Painting multiple similar miniatures at the same time can be a great way to progress quickly through a collection of unpainted minions. For quick turnaround, efficiency is key. The more steps you can repeat across the models, the more time you have for fiddly detail work like painting eyes and teeth.
I’ve been eager to attempt a batch painting project for a while. I had attempted painting a pack? warren? of kobolds a few years back but quickly became frustrated with the process largely due to lack of experience.

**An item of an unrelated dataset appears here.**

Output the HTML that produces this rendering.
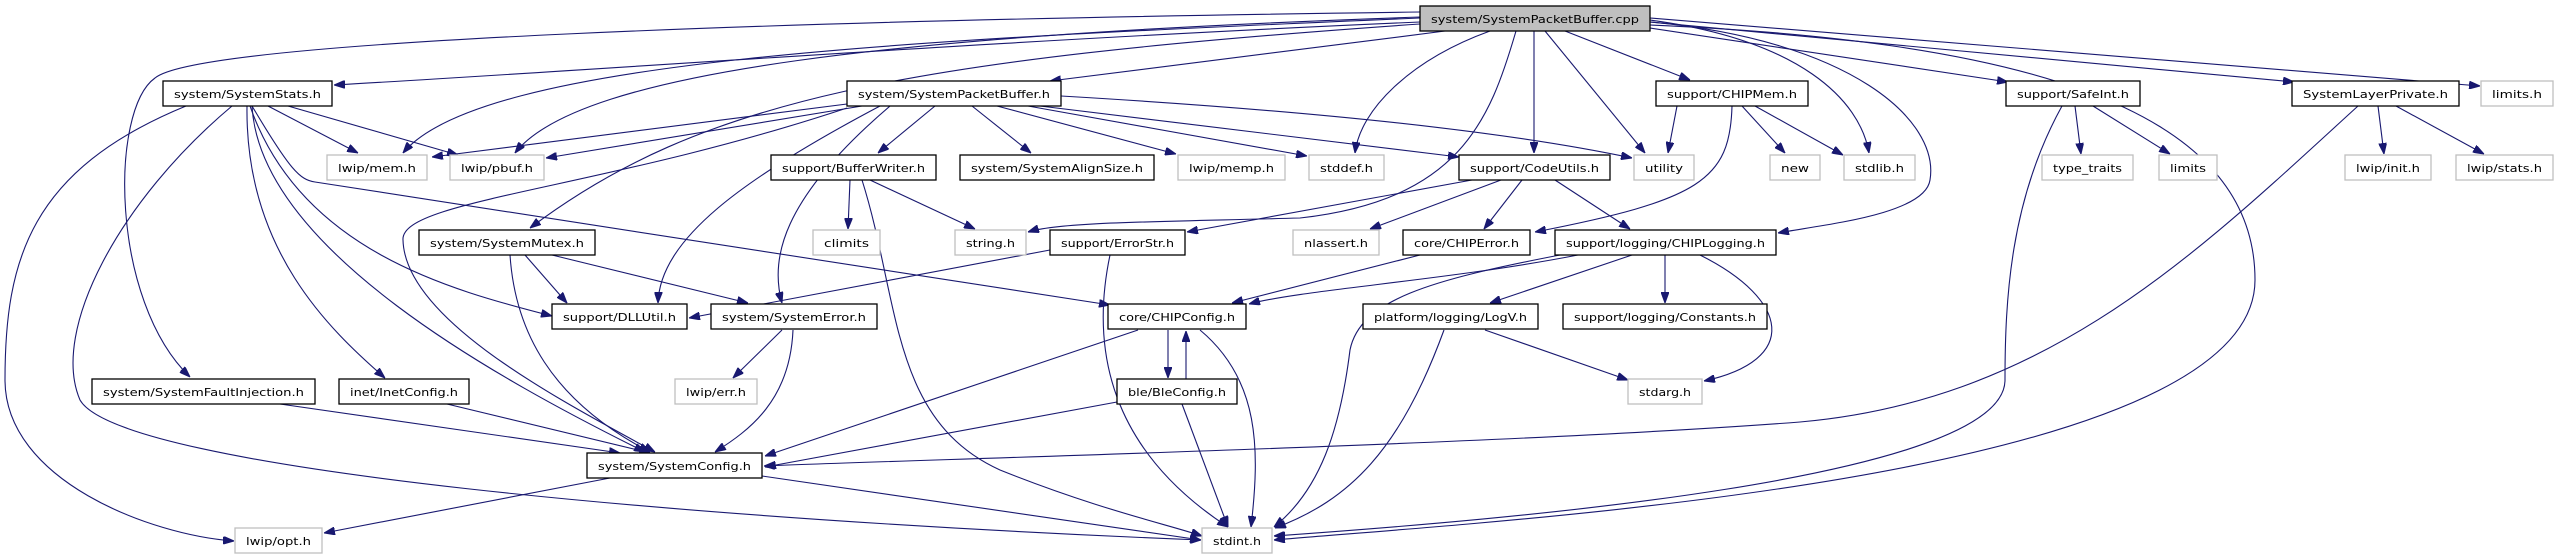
<!DOCTYPE html>
<html><head><meta charset="utf-8"><style>
html,body{margin:0;padding:0;background:#fff;}
svg{display:block;}
text{font-family:"DejaVu Sans","Liberation Sans",sans-serif;font-size:11px;fill:#000;}
.e{fill:none;stroke:#191970;stroke-width:1.1;marker-end:url(#a);}
.n{fill:#fff;stroke:#000;stroke-width:1.3;}
.g{fill:#fff;stroke:#bfbfbf;stroke-width:1.3;}
</style></head><body>
<svg width="2557" height="560" viewBox="0 0 2557 560" xmlns="http://www.w3.org/2000/svg">
<defs><marker id="a" markerUnits="userSpaceOnUse" markerWidth="11" markerHeight="8" refX="11" refY="4" orient="auto"><path d="M0,0 L11,4 L0,8 z" fill="#191970" stroke="#191970"/></marker></defs>
<path class="e" d="M1420,22 C1000,40 600,70 334,85"/>
<path class="e" d="M1445,31 C1300,50 1150,68 1050,81"/>
<path class="e" d="M1420,18 C900,40 480,60 403,153"/>
<path class="e" d="M1420,17 C900,35 580,70 515,153"/>
<path class="e" d="M1420,24 C900,60 700,100 530,228"/>
<path class="e" d="M1420,12 C800,20 200,40 155,78 C110,110 110,300 190,377"/>
<path class="e" d="M1490,31 C1410,60 1360,110 1355,153"/>
<path class="e" d="M1516,31 C1490,120 1460,200 1300,218 C1150,222 1060,222 1028,232"/>
<path class="e" d="M1534,31 L1534,153"/>
<path class="e" d="M1545,31 L1645,153"/>
<path class="e" d="M1565,31 L1690,80"/>
<path class="e" d="M1650,20 C1800,40 1860,100 1869,153"/>
<path class="e" d="M1650,22 C1850,40 1940,120 1930,180 C1925,215 1820,225 1778,233"/>
<path class="e" d="M1650,28 L2008,82"/>
<path class="e" d="M1650,22 L2294,82"/>
<path class="e" d="M1650,18 L2480,86"/>
<path class="e" d="M1650,25 C2000,40 2255,100 2255,280 C2255,480 1500,520 1274,540"/>
<path class="e" d="M268,106 L358,153"/>
<path class="e" d="M288,106 L458,155"/>
<path class="e" d="M186,106 C30,170 5,260 5,380 C5,480 150,535 234,541"/>
<path class="e" d="M232,106 C120,200 50,330 80,400 C120,470 700,520 1201,540"/>
<path class="e" d="M247,106 C245,250 330,330 385,378"/>
<path class="e" d="M252,106 C260,250 500,380 645,452"/>
<path class="e" d="M250,106 C300,250 450,290 552,316"/>
<path class="e" d="M252,106 C290,170 300,180 315,182 L1110,305"/>
<path class="e" d="M847,104 L432,157"/>
<path class="e" d="M862,106 L546,158"/>
<path class="e" d="M935,106 L878,153"/>
<path class="e" d="M972,106 L1031,153"/>
<path class="e" d="M997,106 L1176,154"/>
<path class="e" d="M1028,106 L1307,156"/>
<path class="e" d="M1040,106 L1459,157"/>
<path class="e" d="M1061,96 C1300,110 1500,130 1632,158"/>
<path class="e" d="M880,106 C740,180 660,240 658,303"/>
<path class="e" d="M890,106 C780,200 770,260 782,303"/>
<path class="e" d="M847,108 C600,190 400,200 403,240 C405,320 560,400 655,452"/>
<path class="e" d="M850,180 L848,229"/>
<path class="e" d="M870,180 L975,229"/>
<path class="e" d="M862,180 C900,300 890,420 1000,470 C1100,510 1170,525 1202,536"/>
<path class="e" d="M525,255 L567,303"/>
<path class="e" d="M552,255 L748,303"/>
<path class="e" d="M510,255 C515,330 550,400 650,452"/>
<path class="e" d="M782,330 L733,378"/>
<path class="e" d="M793,330 C790,400 750,430 715,452"/>
<path class="e" d="M280,404 L620,453"/>
<path class="e" d="M447,404 L650,453"/>
<path class="e" d="M610,478 L324,533"/>
<path class="e" d="M762,476 L1201,540"/>
<path class="e" d="M1677,106 L1668,153"/>
<path class="e" d="M1755,106 L1843,155"/>
<path class="e" d="M1742,106 L1785,153"/>
<path class="e" d="M1732,106 C1730,180 1700,200 1535,232"/>
<path class="e" d="M1472,180 L1187,232"/>
<path class="e" d="M1501,180 L1370,229"/>
<path class="e" d="M1522,180 L1484,229"/>
<path class="e" d="M1555,180 L1630,229"/>
<path class="e" d="M1050,250 L689,318"/>
<path class="e" d="M1110,255 C1090,350 1110,450 1228,527"/>
<path class="e" d="M1420,255 L1232,303"/>
<path class="e" d="M1578,255 C1450,280 1300,290 1249,304"/>
<path class="e" d="M1632,255 L1490,303"/>
<path class="e" d="M1665,255 L1665,303"/>
<path class="e" d="M1700,255 C1790,300 1800,360 1704,381"/>
<path class="e" d="M1560,255 C1430,280 1360,300 1350,350 C1340,430 1320,490 1274,527"/>
<path class="e" d="M1168,330 L1168,378"/>
<path class="e" d="M1138,330 L765,456"/>
<path class="e" d="M1200,330 C1260,380 1260,450 1251,527"/>
<path class="e" d="M1186,379 L1186,331"/>
<path class="e" d="M1117,402 L765,467"/>
<path class="e" d="M1182,404 L1228,527"/>
<path class="e" d="M1485,330 L1628,380"/>
<path class="e" d="M1444,330 C1400,450 1350,500 1275,528"/>
<path class="e" d="M2075,106 L2081,154"/>
<path class="e" d="M2093,106 L2170,154"/>
<path class="e" d="M2062,106 C2010,200 2005,300 2005,380 C2005,480 1500,520 1274,536"/>
<path class="e" d="M2378,106 L2384,154"/>
<path class="e" d="M2396,106 L2484,154"/>
<path class="e" d="M2358,106 C2200,250 2050,400 1800,422 C1500,445 900,460 764,466"/>

<rect x="1420" y="6" width="230" height="25" fill="#bfbfbf" stroke="#000" stroke-width="1.3"/><text x="1535" y="23" text-anchor="middle" textLength="208" lengthAdjust="spacingAndGlyphs">system/SystemPacketBuffer.cpp</text>
<rect class="n" x="163" y="81" width="169" height="25"/><text x="247.5" y="98" text-anchor="middle" textLength="147" lengthAdjust="spacingAndGlyphs">system/SystemStats.h</text>
<rect class="n" x="847" y="81" width="214" height="25"/><text x="954" y="98" text-anchor="middle" textLength="192" lengthAdjust="spacingAndGlyphs">system/SystemPacketBuffer.h</text>
<rect class="n" x="1656" y="81" width="152" height="25"/><text x="1732" y="98" text-anchor="middle" textLength="130" lengthAdjust="spacingAndGlyphs">support/CHIPMem.h</text>
<rect class="n" x="2006" y="81" width="134" height="25"/><text x="2073" y="98" text-anchor="middle" textLength="112" lengthAdjust="spacingAndGlyphs">support/SafeInt.h</text>
<rect class="n" x="2292" y="81" width="167" height="25"/><text x="2375.5" y="98" text-anchor="middle" textLength="145" lengthAdjust="spacingAndGlyphs">SystemLayerPrivate.h</text>
<rect class="g" x="2481" y="81" width="72" height="25"/><text x="2517" y="98" text-anchor="middle" textLength="50" lengthAdjust="spacingAndGlyphs">limits.h</text>

<rect class="g" x="327" y="155" width="100" height="25"/><text x="377" y="172" text-anchor="middle" textLength="78" lengthAdjust="spacingAndGlyphs">lwip/mem.h</text>
<rect class="g" x="450" y="155" width="94" height="25"/><text x="497" y="172" text-anchor="middle" textLength="72" lengthAdjust="spacingAndGlyphs">lwip/pbuf.h</text>
<rect class="n" x="771" y="155" width="165" height="25"/><text x="853.5" y="172" text-anchor="middle" textLength="143" lengthAdjust="spacingAndGlyphs">support/BufferWriter.h</text>
<rect class="n" x="960" y="155" width="194" height="25"/><text x="1057" y="172" text-anchor="middle" textLength="172" lengthAdjust="spacingAndGlyphs">system/SystemAlignSize.h</text>
<rect class="g" x="1178" y="155" width="107" height="25"/><text x="1231.5" y="172" text-anchor="middle" textLength="85" lengthAdjust="spacingAndGlyphs">lwip/memp.h</text>
<rect class="g" x="1309" y="155" width="75" height="25"/><text x="1346.5" y="172" text-anchor="middle" textLength="53" lengthAdjust="spacingAndGlyphs">stddef.h</text>
<rect class="n" x="1459" y="155" width="151" height="25"/><text x="1534.5" y="172" text-anchor="middle" textLength="129" lengthAdjust="spacingAndGlyphs">support/CodeUtils.h</text>
<rect class="g" x="1634" y="155" width="60" height="25"/><text x="1664" y="172" text-anchor="middle" textLength="38" lengthAdjust="spacingAndGlyphs">utility</text>
<rect class="g" x="1770" y="155" width="50" height="25"/><text x="1795" y="172" text-anchor="middle" textLength="28" lengthAdjust="spacingAndGlyphs">new</text>
<rect class="g" x="1844" y="155" width="71" height="25"/><text x="1879.5" y="172" text-anchor="middle" textLength="49" lengthAdjust="spacingAndGlyphs">stdlib.h</text>
<rect class="g" x="2042" y="155" width="91" height="25"/><text x="2087.5" y="172" text-anchor="middle" textLength="69" lengthAdjust="spacingAndGlyphs">type_traits</text>
<rect class="g" x="2159" y="155" width="58" height="25"/><text x="2188" y="172" text-anchor="middle" textLength="36" lengthAdjust="spacingAndGlyphs">limits</text>
<rect class="g" x="2345" y="155" width="86" height="25"/><text x="2388" y="172" text-anchor="middle" textLength="64" lengthAdjust="spacingAndGlyphs">lwip/init.h</text>
<rect class="g" x="2456" y="155" width="97" height="25"/><text x="2504.5" y="172" text-anchor="middle" textLength="75" lengthAdjust="spacingAndGlyphs">lwip/stats.h</text>

<rect class="n" x="419" y="230" width="176" height="25"/><text x="507" y="247" text-anchor="middle" textLength="154" lengthAdjust="spacingAndGlyphs">system/SystemMutex.h</text>
<rect class="g" x="813" y="230" width="67" height="25"/><text x="846.5" y="247" text-anchor="middle" textLength="45" lengthAdjust="spacingAndGlyphs">climits</text>
<rect class="g" x="955" y="230" width="71" height="25"/><text x="990.5" y="247" text-anchor="middle" textLength="49" lengthAdjust="spacingAndGlyphs">string.h</text>
<rect class="n" x="1050" y="230" width="135" height="25"/><text x="1117.5" y="247" text-anchor="middle" textLength="113" lengthAdjust="spacingAndGlyphs">support/ErrorStr.h</text>
<rect class="g" x="1293" y="230" width="86" height="25"/><text x="1336" y="247" text-anchor="middle" textLength="64" lengthAdjust="spacingAndGlyphs">nlassert.h</text>
<rect class="n" x="1403" y="230" width="127" height="25"/><text x="1466.5" y="247" text-anchor="middle" textLength="105" lengthAdjust="spacingAndGlyphs">core/CHIPError.h</text>
<rect class="n" x="1555" y="230" width="221" height="25"/><text x="1665.5" y="247" text-anchor="middle" textLength="199" lengthAdjust="spacingAndGlyphs">support/logging/CHIPLogging.h</text>

<rect class="n" x="552" y="304" width="135" height="25"/><text x="619.5" y="321" text-anchor="middle" textLength="113" lengthAdjust="spacingAndGlyphs">support/DLLUtil.h</text>
<rect class="n" x="711" y="304" width="166" height="25"/><text x="794" y="321" text-anchor="middle" textLength="144" lengthAdjust="spacingAndGlyphs">system/SystemError.h</text>
<rect class="n" x="1108" y="304" width="138" height="25"/><text x="1177" y="321" text-anchor="middle" textLength="116" lengthAdjust="spacingAndGlyphs">core/CHIPConfig.h</text>
<rect class="n" x="1363" y="304" width="175" height="25"/><text x="1450.5" y="321" text-anchor="middle" textLength="153" lengthAdjust="spacingAndGlyphs">platform/logging/LogV.h</text>
<rect class="n" x="1563" y="304" width="204" height="25"/><text x="1665" y="321" text-anchor="middle" textLength="182" lengthAdjust="spacingAndGlyphs">support/logging/Constants.h</text>

<rect class="n" x="92" y="379" width="223" height="25"/><text x="203.5" y="396" text-anchor="middle" textLength="201" lengthAdjust="spacingAndGlyphs">system/SystemFaultInjection.h</text>
<rect class="n" x="339" y="379" width="130" height="25"/><text x="404" y="396" text-anchor="middle" textLength="108" lengthAdjust="spacingAndGlyphs">inet/InetConfig.h</text>
<rect class="g" x="675" y="379" width="82" height="25"/><text x="716" y="396" text-anchor="middle" textLength="60" lengthAdjust="spacingAndGlyphs">lwip/err.h</text>
<rect class="n" x="1117" y="379" width="120" height="25"/><text x="1177" y="396" text-anchor="middle" textLength="98" lengthAdjust="spacingAndGlyphs">ble/BleConfig.h</text>
<rect class="g" x="1628" y="379" width="74" height="25"/><text x="1665" y="396" text-anchor="middle" textLength="52" lengthAdjust="spacingAndGlyphs">stdarg.h</text>

<rect class="n" x="587" y="453" width="175" height="25"/><text x="674.5" y="470" text-anchor="middle" textLength="153" lengthAdjust="spacingAndGlyphs">system/SystemConfig.h</text>

<rect class="g" x="235" y="528" width="87" height="25"/><text x="278.5" y="545" text-anchor="middle" textLength="65" lengthAdjust="spacingAndGlyphs">lwip/opt.h</text>
<rect class="g" x="1202" y="528" width="70" height="25"/><text x="1237" y="545" text-anchor="middle" textLength="48" lengthAdjust="spacingAndGlyphs">stdint.h</text>
</svg>
</body></html>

Then, as part of a group project, I had a chance to paint a group of yetis. I’d read good things about airbrushing inks due to their vibrancy and relative transparency. Plus, I’d seen some impressive paint jobs on these particular models. So, this was the perfect opportunity to try underpainting with ink to find out if I could quickly batch-paint these guys and do them justice!
Here’s what I did.
Step 1 – Effective Priming with an Airbrush
Above is the first stage, after washing, basing, and zenithal priming. I’ll have more to say on basing before priming, but the basic zenithal process is accomplished here with an airbrush.
First, a coat of black covers the entirety of the model, then grey from a 45-degree angle circling around, and finally a light dusting of white from 90 degrees. Typically, full coverage requires more than one coat of black, whereas grey and white are each applied as a single layer.
Step 2 – Ink Airbrushing
Next is where the ink comes in. Here I used a light brown. This may seem counterintuitive for a creature that’s perceived as white, but my thoughts are that these are dirty beasts, and the color shown now is an unwashed undercoat.
Again, I used an airbrush in a single coat. The color filter effect of the ink is impressive. It tinted the models while preserving the light and dark values of the undercoat. I was less pleased with the sheen of the ink, however. It seems inks are quite shiny in comparison to acrylic paint. Happily, this is resolved in the next step.
Step 3 – Dry Brush and Detail
The final stage starts with dry brushing three different intensities of white paint, each layer with a little less coverage than the last. For a different monster, choose a light, medium, and dark shade of your desired color.
I recommend paint with a high pigment density, and Reaper’s Bones line is perfect for the job. The darkest white coat almost completely covers the model, everything but what would be in absolute shadow. The next lights up areas out of shadow but still allows the first coat to show through in “darker” places. The last and brightest of the whites highlights the tops of heads and limbs.
After dry brushing, I quickly painted details like eyes, teeth, and tongues as a finishing touch. Done!
Final Thoughts
From start to finish, this party of yetis came alive in a fraction of the time it would have taken to paint them individually. Given the level of effort, the results are surprisingly good! I’m impressed with how much color an ink can add while remaining transparent enough to convey the depth of the underlying layer.
One note of caution: inks are highly soluble in water. To prevent color bleeding, varnish over any ink layer before using a water-based product.
Also, I’d stick to six or fewer models at a time. Tackling a whole table full of the same model could drain the joy from the hobby. Find the right number of models for your comfort level, and whether you’re painting a horde of yetis or any other group of monsters, this is a rewarding technique to crank out good results in a relatively short amount of time.